En faisant de l’apprentissage de la mort le thème sous-jacent de son film, Kurosawa signe probablement l’une des plus belles odes à la vie de l’histoire du cinéma. Mais il signe aussi l’un de ses films les plus personnels, abordant des thèmes qu’il ne retrouvera que vers la fin de sa carrière. Dersou Ouzala est aussi un film qui va aussi marquer le début d’une ère de collaborations avec des producteurs étrangers dont Georges Lucas, Francis Ford Coppola et Steven Spielberg. Une ère qui mettra non seulement l’auteur à l’abri du besoin, mais qui donnera naissance à 3 films parmi les plus importants de sa carrière, Kagemusha, Ran et Rêves.


Comme presque toutes les œuvres véritablement charnière de la carrière d’un artiste, Dersou Ouzala reste un peu ignoré de la filmographie de son auteur. On ne lui accorde pas les mêmes honneurs que d’autres de ses films pourtant, à mon humble avis, moins réussis. En ce qui me concerne, Dersou Ouzala fera à tout jamais parti de ma vie de cinéphile. C’est le premier film qui m’a fait pleurer. C’est le premier film qui, à 6 ans, m’a fait découvrir tout un tas de sentiments et d’impressions dont j’ignorais l’existence. Certaines images sont restées gravées en moi pendant plus de 20 ans, jusqu’à ce que je le revois enfin.

C’est la raison pour laquelle je voudrais dédier cette séance à ma maman, d’abord, même si elle n’avait foutrement aucune idée de ce à quoi elle s’engageait en entrant dans la salle. Par extension, je dédie aussi cette séance à tous ceux et celles qui, en connaissance de cause ou totalement par hasard, font découvrir des œuvres à d’autres personnes dont le fond culturel ou l’âge ne semblent pas correspondre avec les thèmes véhiculés par ces œuvres.

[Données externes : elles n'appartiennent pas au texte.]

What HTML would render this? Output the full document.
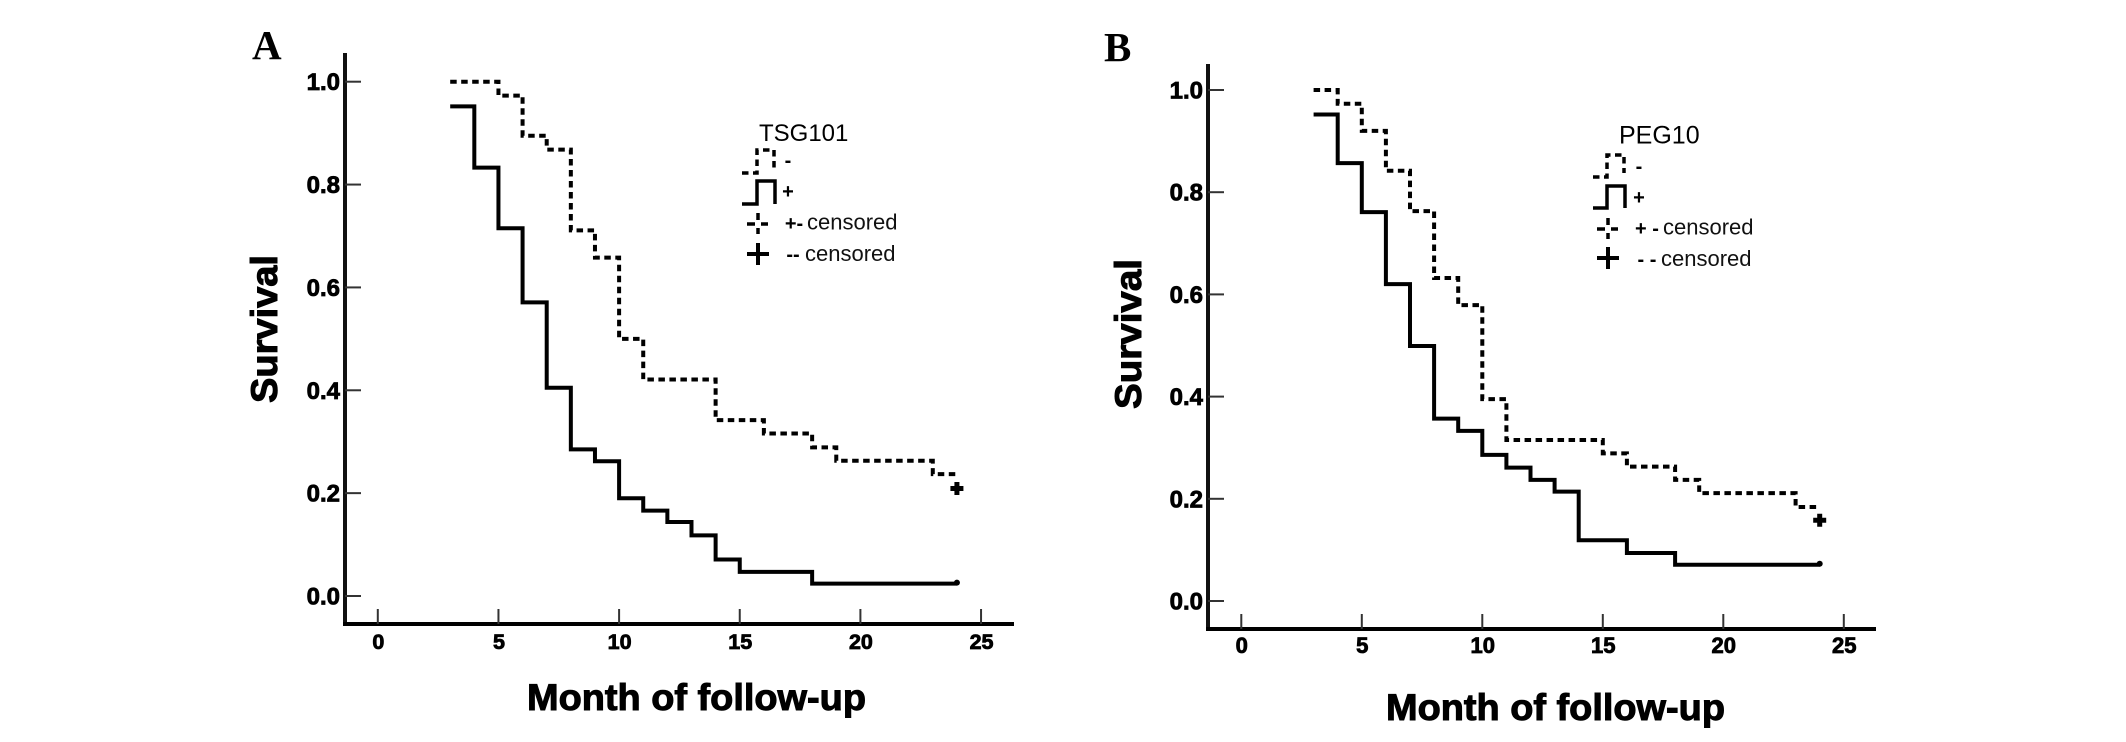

On ne sait jamais jusqu’à quel point ces personnes seront marquées par cette découverte et ceux qui doutent encore que l’art puisse changer la vie de quelqu’un, n’ont manifestement jamais vécu une telle expérience.

Cette séance a été écrite en compagnie de Christian Fennesz et de Ryuichi Sakamoto, avec leurs magnifiques collaborations sur les albums Cendre et Flumina.